This was a British unrealised plan derived from ‘Hammer’ (i) but limited to the capture and/or the neutralisation of the forts at the mouth of the Trondheimfjord in western Norway (26 April 1940).
To bolster the Allied effort in central Norway as the German forces surged north after their ‘Weserübung’ landings, Admiral Sir Dudley Pound, the First Sea Lord, revived the ‘Hammer’ concept for a naval bombardment of the German positions in the Trondheim area to divert German attention at a critical stage in the development of the ‘Maurice’ (ii) and ‘Sickle’ (i) pincer movement in central Norway. On 23 April, therefore, it was proposed that a British-led undertaking should capture or neutralise the forts at the mouth of the Trondheimsfjord, thereby securing command of the waters between Trondheim and Steinkjer, and so securing the flank for a renewed advance from Namsos; a small force might also be landed to help.
This was the germ of ‘Hammer II’, which the chiefs-of-staff outlined as a sequence of events in which naval bombardment neutralised the forts, which would then be captured by a force of two battalions supported by four howitzers disembarked from landing craft and paddle steamers.

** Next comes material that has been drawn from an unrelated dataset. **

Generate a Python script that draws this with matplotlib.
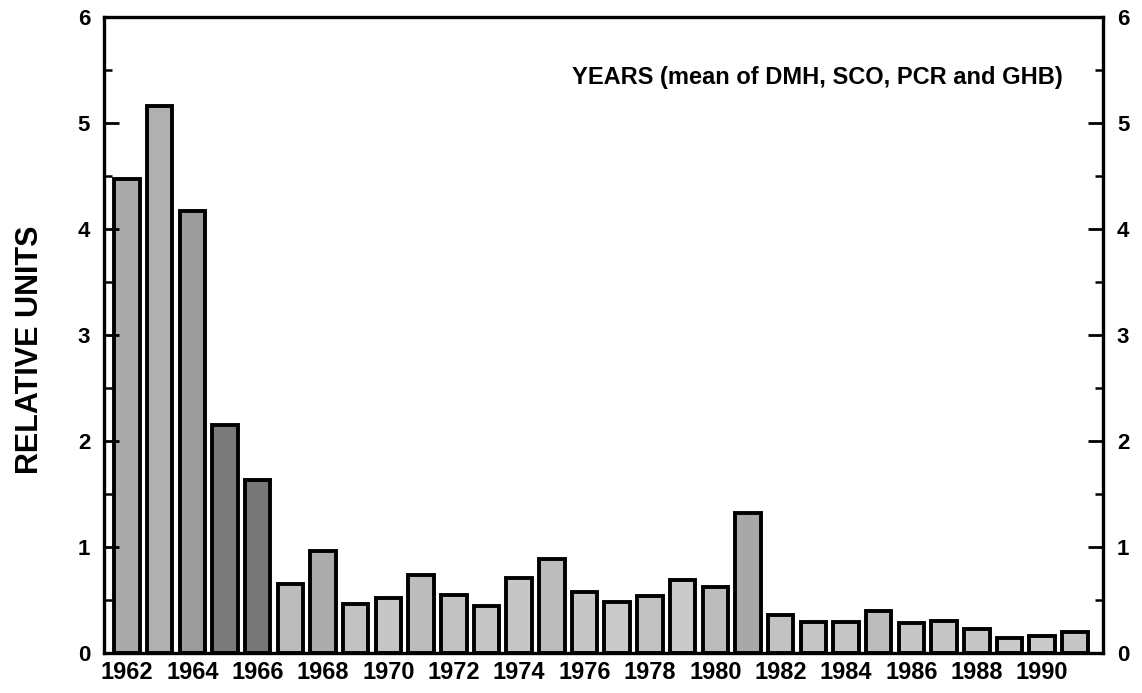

The assault on the forts from the land side was advocated by Norwegian officers who had escaped from the area and been interviewed at Namsos. These officers were unaware, however, that the Germans had strengthened the defences by bringing in mortars. Once Agdenes was in British hands, any German ships in the fjord would be destroyed and the British would land troops ‘at points to be decided upon’ to dislodge the German garrison of Trondheim.
The entire plan was dependent, however, on the withdrawal from France and redeployment of two infantry brigades of the regular army: their extraction from France would impose a 10-day delay in the implementation of ‘Hammer II’. It was accepted that the plan was ‘somewhat hazardous’, and should it succeed still left the problem of how to hold Trondheim. This would require the delivery and sustenance of numbers of aircraft, anti-aircraft guns, naval escorts, and shipping than the British currently possessed.
So after it had been considered by the chiefs-of-staff on 25 April, when the Prime Minister Neville Chamberlain gave preliminary orders through Winston Churchill, the First Lord of the Admiralty, for the start of preparations, at 10.00 on the following day the Military Co-ordination Committee decided to abandon it for lack of the air resources both for the assault and the protection of the port when taken.
The committee also decided that central Norway should be evacuated.